====== INFORMATION SHOWN

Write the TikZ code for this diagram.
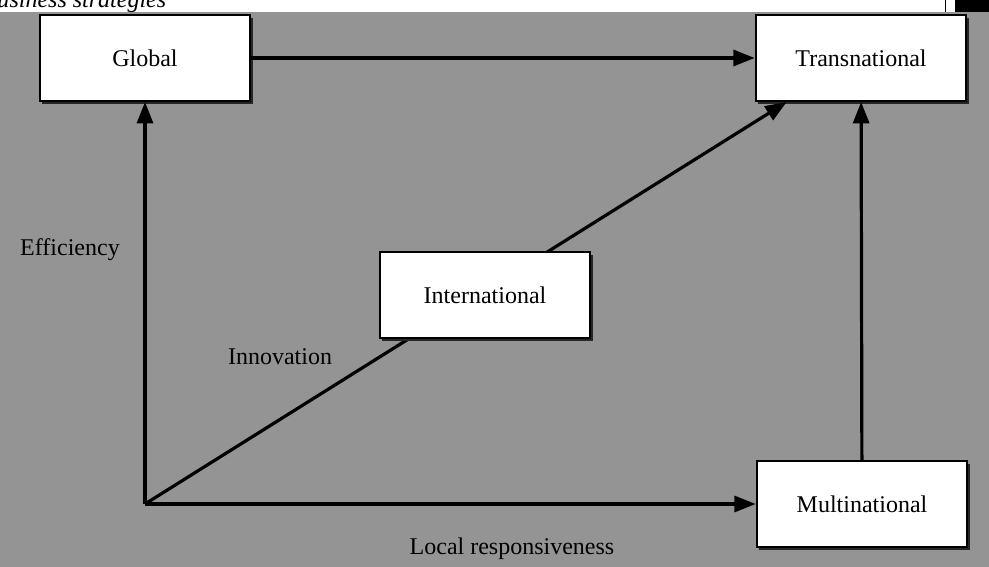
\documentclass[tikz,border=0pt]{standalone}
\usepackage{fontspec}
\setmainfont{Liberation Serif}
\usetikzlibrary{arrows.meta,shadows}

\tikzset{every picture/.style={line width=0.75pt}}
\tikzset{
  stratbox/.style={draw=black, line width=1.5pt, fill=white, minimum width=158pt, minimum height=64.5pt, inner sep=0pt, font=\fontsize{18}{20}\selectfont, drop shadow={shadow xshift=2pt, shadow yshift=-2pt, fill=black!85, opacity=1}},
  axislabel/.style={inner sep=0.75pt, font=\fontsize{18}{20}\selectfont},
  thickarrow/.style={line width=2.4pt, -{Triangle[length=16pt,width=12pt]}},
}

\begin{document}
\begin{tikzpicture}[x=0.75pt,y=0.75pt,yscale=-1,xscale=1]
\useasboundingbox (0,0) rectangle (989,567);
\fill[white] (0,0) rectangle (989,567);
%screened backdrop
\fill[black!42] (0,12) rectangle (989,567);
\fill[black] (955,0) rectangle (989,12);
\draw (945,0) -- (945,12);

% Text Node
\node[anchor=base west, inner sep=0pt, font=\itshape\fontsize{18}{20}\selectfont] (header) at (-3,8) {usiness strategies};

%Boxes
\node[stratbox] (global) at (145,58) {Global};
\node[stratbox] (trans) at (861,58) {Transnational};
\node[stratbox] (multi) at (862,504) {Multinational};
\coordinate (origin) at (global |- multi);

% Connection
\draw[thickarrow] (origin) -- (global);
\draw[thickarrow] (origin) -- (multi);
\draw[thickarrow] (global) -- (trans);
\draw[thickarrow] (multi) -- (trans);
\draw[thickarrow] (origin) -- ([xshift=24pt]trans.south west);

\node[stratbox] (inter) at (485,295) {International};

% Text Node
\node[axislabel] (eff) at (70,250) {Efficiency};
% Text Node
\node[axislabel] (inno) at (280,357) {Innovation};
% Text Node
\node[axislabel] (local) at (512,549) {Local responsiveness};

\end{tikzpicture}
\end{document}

============

Pictures stay out. Print the data exactly, from its first line through the line containing "(global |- multi);".

Write the TikZ code for this diagram.
\documentclass[tikz,border=0pt]{standalone}
\usepackage{fontspec}
\setmainfont{Liberation Serif}
\usetikzlibrary{arrows.meta,shadows}

\tikzset{every picture/.style={line width=0.75pt}}
\tikzset{
  stratbox/.style={draw=black, line width=1.5pt, fill=white, minimum width=158pt, minimum height=64.5pt, inner sep=0pt, font=\fontsize{18}{20}\selectfont, drop shadow={shadow xshift=2pt, shadow yshift=-2pt, fill=black!85, opacity=1}},
  axislabel/.style={inner sep=0.75pt, font=\fontsize{18}{20}\selectfont},
  thickarrow/.style={line width=2.4pt, -{Triangle[length=16pt,width=12pt]}},
}

\begin{document}
\begin{tikzpicture}[x=0.75pt,y=0.75pt,yscale=-1,xscale=1]
\useasboundingbox (0,0) rectangle (989,567);
\fill[white] (0,0) rectangle (989,567);
%screened backdrop
\fill[black!42] (0,12) rectangle (989,567);
\fill[black] (955,0) rectangle (989,12);
\draw (945,0) -- (945,12);

% Text Node
\node[anchor=base west, inner sep=0pt, font=\itshape\fontsize{18}{20}\selectfont] (header) at (-3,8) {usiness strategies};

%Boxes
\node[stratbox] (global) at (145,58) {Global};
\node[stratbox] (trans) at (861,58) {Transnational};
\node[stratbox] (multi) at (862,504) {Multinational};
\coordinate (origin) at (global |- multi);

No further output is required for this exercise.